*** SUPPLIED MATERIAL

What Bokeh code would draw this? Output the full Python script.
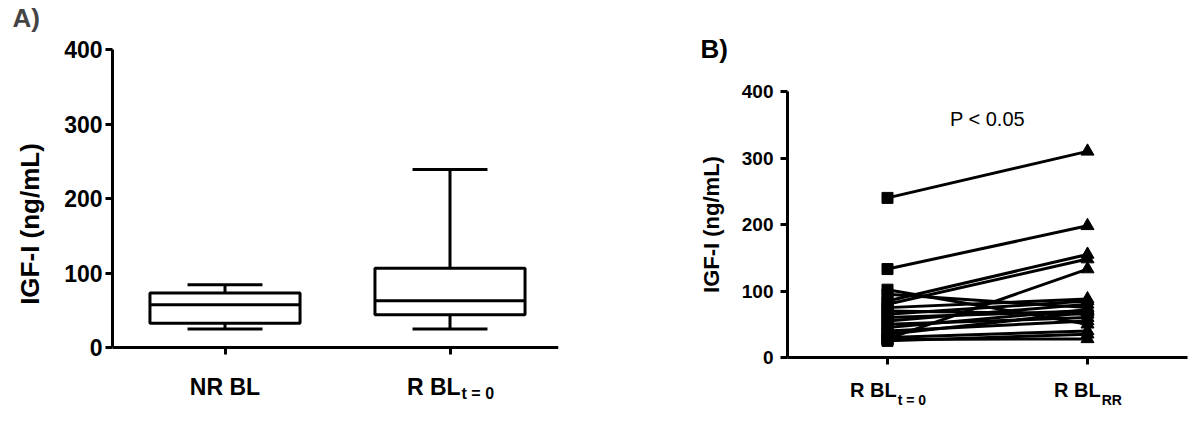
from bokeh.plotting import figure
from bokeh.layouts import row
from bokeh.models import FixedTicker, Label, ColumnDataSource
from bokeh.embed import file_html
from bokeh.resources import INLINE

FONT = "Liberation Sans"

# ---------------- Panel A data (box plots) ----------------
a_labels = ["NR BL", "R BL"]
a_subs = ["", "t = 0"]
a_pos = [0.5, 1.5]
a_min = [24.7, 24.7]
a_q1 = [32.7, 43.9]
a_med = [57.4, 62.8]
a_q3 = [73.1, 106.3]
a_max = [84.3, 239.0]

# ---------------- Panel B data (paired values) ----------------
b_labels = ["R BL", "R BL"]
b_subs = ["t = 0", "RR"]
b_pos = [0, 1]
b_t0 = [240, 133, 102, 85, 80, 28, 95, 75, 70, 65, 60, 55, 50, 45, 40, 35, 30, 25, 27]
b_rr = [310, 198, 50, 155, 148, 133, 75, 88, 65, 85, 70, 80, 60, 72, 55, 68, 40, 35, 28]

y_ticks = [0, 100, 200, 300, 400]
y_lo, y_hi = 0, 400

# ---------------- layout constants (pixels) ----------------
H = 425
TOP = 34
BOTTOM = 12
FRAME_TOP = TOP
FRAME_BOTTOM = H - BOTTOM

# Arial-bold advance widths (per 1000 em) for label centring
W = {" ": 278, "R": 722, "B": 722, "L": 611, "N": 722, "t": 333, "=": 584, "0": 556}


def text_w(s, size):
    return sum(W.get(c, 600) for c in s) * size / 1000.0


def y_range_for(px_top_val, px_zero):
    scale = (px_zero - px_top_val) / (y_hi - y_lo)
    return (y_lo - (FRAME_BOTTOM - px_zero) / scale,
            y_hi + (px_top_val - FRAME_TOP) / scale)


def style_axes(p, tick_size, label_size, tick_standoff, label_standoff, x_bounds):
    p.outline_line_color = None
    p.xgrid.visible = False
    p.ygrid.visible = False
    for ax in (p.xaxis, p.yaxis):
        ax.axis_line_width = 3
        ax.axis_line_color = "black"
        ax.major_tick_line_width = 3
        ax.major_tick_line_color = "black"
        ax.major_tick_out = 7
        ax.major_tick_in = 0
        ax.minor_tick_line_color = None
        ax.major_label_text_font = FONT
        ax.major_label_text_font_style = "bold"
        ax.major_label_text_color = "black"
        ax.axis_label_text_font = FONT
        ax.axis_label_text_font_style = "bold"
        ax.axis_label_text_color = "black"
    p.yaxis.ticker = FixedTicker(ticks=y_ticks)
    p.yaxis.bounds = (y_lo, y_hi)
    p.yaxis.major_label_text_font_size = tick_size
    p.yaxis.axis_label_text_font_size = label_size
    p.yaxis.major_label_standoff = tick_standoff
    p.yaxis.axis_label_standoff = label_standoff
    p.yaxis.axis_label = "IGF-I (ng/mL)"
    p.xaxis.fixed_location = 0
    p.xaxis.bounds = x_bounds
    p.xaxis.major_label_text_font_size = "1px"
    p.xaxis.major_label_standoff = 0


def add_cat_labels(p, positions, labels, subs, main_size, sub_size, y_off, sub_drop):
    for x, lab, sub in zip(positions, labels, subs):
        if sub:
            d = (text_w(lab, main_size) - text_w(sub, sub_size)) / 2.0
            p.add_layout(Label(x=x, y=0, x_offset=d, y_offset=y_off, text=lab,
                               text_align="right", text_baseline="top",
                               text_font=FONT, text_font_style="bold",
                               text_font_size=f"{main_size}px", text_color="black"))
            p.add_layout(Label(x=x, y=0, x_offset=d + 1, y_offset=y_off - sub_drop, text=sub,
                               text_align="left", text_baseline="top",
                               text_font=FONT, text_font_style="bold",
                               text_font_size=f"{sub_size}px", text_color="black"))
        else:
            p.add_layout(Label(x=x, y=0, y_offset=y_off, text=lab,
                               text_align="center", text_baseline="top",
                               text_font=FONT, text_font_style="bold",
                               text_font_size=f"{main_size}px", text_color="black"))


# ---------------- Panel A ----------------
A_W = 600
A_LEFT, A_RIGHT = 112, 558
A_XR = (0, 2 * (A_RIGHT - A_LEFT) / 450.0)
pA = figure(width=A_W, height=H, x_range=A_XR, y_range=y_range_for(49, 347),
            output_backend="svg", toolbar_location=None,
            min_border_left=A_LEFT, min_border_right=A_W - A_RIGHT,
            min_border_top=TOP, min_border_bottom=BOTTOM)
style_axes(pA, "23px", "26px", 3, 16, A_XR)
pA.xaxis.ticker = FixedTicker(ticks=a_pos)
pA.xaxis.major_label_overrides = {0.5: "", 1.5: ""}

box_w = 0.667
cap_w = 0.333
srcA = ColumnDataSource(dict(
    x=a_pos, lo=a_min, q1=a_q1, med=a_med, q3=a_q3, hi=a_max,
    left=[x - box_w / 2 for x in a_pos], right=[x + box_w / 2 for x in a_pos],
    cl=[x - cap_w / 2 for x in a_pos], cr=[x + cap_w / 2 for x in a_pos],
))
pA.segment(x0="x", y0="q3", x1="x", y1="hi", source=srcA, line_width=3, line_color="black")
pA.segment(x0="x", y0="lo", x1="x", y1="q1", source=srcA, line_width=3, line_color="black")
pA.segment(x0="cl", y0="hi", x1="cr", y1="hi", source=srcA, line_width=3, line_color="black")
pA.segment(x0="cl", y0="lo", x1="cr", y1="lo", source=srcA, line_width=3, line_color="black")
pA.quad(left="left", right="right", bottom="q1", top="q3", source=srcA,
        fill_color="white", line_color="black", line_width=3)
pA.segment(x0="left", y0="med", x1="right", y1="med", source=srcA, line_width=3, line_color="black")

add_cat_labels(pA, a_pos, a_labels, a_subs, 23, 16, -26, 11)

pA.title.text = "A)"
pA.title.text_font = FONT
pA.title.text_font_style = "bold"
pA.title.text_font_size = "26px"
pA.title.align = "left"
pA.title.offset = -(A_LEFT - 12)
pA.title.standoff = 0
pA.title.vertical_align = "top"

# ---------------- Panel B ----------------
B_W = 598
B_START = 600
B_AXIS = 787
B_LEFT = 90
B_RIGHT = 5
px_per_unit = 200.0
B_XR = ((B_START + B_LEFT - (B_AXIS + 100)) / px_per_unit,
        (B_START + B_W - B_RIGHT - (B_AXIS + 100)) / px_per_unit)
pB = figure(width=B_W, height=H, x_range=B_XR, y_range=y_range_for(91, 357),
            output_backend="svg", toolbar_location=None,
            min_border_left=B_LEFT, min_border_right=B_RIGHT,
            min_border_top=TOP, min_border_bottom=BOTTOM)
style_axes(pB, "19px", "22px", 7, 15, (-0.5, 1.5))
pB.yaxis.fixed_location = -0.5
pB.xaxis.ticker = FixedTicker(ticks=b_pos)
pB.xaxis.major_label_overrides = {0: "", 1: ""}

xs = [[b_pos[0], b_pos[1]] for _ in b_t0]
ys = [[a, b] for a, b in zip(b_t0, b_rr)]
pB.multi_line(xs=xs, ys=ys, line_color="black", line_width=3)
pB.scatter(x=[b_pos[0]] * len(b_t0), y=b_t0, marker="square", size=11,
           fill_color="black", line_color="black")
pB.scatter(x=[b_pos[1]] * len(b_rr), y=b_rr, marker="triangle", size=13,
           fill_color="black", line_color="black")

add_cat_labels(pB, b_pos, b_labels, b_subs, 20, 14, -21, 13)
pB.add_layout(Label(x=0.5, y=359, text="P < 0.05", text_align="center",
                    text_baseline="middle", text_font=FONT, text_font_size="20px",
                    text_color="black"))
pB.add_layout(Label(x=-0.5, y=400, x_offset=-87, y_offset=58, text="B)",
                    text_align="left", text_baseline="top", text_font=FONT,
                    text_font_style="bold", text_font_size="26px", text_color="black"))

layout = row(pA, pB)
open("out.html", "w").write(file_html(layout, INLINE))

******

GOAL:
Quote, please, every line of the material above from its start through the line that has "y_hi + (px_top_val", reproducing the words exactly and dropping any images.

SOLUTION FOR THIS PROBLEM:
What Bokeh code would draw this? Output the full Python script.
from bokeh.plotting import figure
from bokeh.layouts import row
from bokeh.models import FixedTicker, Label, ColumnDataSource
from bokeh.embed import file_html
from bokeh.resources import INLINE

FONT = "Liberation Sans"

# ---------------- Panel A data (box plots) ----------------
a_labels = ["NR BL", "R BL"]
a_subs = ["", "t = 0"]
a_pos = [0.5, 1.5]
a_min = [24.7, 24.7]
a_q1 = [32.7, 43.9]
a_med = [57.4, 62.8]
a_q3 = [73.1, 106.3]
a_max = [84.3, 239.0]

# ---------------- Panel B data (paired values) ----------------
b_labels = ["R BL", "R BL"]
b_subs = ["t = 0", "RR"]
b_pos = [0, 1]
b_t0 = [240, 133, 102, 85, 80, 28, 95, 75, 70, 65, 60, 55, 50, 45, 40, 35, 30, 25, 27]
b_rr = [310, 198, 50, 155, 148, 133, 75, 88, 65, 85, 70, 80, 60, 72, 55, 68, 40, 35, 28]

y_ticks = [0, 100, 200, 300, 400]
y_lo, y_hi = 0, 400

# ---------------- layout constants (pixels) ----------------
H = 425
TOP = 34
BOTTOM = 12
FRAME_TOP = TOP
FRAME_BOTTOM = H - BOTTOM

# Arial-bold advance widths (per 1000 em) for label centring
W = {" ": 278, "R": 722, "B": 722, "L": 611, "N": 722, "t": 333, "=": 584, "0": 556}


def text_w(s, size):
    return sum(W.get(c, 600) for c in s) * size / 1000.0


def y_range_for(px_top_val, px_zero):
    scale = (px_zero - px_top_val) / (y_hi - y_lo)
    return (y_lo - (FRAME_BOTTOM - px_zero) / scale,
            y_hi + (px_top_val - FRAME_TOP) / scale)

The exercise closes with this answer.